● **Source data**
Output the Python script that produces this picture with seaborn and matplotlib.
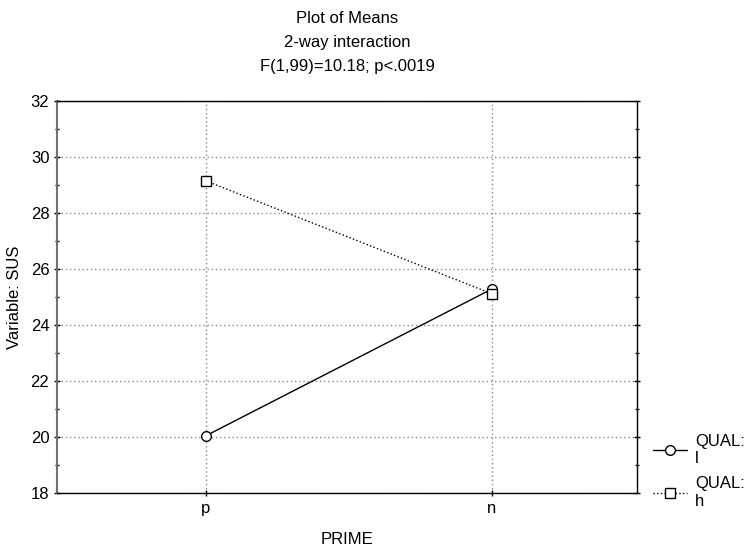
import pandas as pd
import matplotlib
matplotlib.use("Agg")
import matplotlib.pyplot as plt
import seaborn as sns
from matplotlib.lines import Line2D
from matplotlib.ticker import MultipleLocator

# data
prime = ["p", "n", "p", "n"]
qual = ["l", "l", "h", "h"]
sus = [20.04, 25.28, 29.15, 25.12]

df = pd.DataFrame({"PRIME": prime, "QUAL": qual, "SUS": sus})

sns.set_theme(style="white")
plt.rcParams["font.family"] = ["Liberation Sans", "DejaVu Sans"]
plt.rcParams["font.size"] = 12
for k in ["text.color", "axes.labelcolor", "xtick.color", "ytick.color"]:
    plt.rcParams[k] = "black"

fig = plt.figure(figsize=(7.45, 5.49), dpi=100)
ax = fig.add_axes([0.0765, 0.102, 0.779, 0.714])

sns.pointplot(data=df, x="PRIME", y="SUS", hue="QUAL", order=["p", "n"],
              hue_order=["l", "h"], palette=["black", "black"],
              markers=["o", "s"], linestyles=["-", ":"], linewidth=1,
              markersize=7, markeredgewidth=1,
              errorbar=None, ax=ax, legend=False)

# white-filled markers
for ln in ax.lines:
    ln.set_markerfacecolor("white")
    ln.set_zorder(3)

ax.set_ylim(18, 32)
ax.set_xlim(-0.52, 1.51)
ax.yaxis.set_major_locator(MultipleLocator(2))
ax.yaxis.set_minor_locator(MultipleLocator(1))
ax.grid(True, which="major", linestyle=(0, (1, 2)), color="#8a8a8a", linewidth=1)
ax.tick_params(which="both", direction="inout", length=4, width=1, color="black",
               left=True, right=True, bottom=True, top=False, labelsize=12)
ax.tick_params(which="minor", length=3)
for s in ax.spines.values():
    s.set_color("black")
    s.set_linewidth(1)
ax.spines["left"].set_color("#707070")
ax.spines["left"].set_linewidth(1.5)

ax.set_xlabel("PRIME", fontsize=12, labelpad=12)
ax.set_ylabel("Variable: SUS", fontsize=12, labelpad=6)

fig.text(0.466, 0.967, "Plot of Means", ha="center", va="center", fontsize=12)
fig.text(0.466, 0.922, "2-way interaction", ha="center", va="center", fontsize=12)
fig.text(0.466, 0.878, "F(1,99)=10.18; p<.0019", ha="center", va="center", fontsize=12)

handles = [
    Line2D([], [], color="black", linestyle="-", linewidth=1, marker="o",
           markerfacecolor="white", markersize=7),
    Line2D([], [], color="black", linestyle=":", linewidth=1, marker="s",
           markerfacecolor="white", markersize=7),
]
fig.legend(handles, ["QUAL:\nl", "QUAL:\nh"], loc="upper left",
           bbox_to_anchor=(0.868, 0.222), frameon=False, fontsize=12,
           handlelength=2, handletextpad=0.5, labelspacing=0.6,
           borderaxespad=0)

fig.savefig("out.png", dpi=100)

● **Task statement**
Every line from the top of the material above through the line with "from matplotlib.ticker import MultipleLocator" should be duplicated exactly, please; leave out the pictures.

● **Exercise response**
Output the Python script that produces this picture with seaborn and matplotlib.
import pandas as pd
import matplotlib
matplotlib.use("Agg")
import matplotlib.pyplot as plt
import seaborn as sns
from matplotlib.lines import Line2D
from matplotlib.ticker import MultipleLocator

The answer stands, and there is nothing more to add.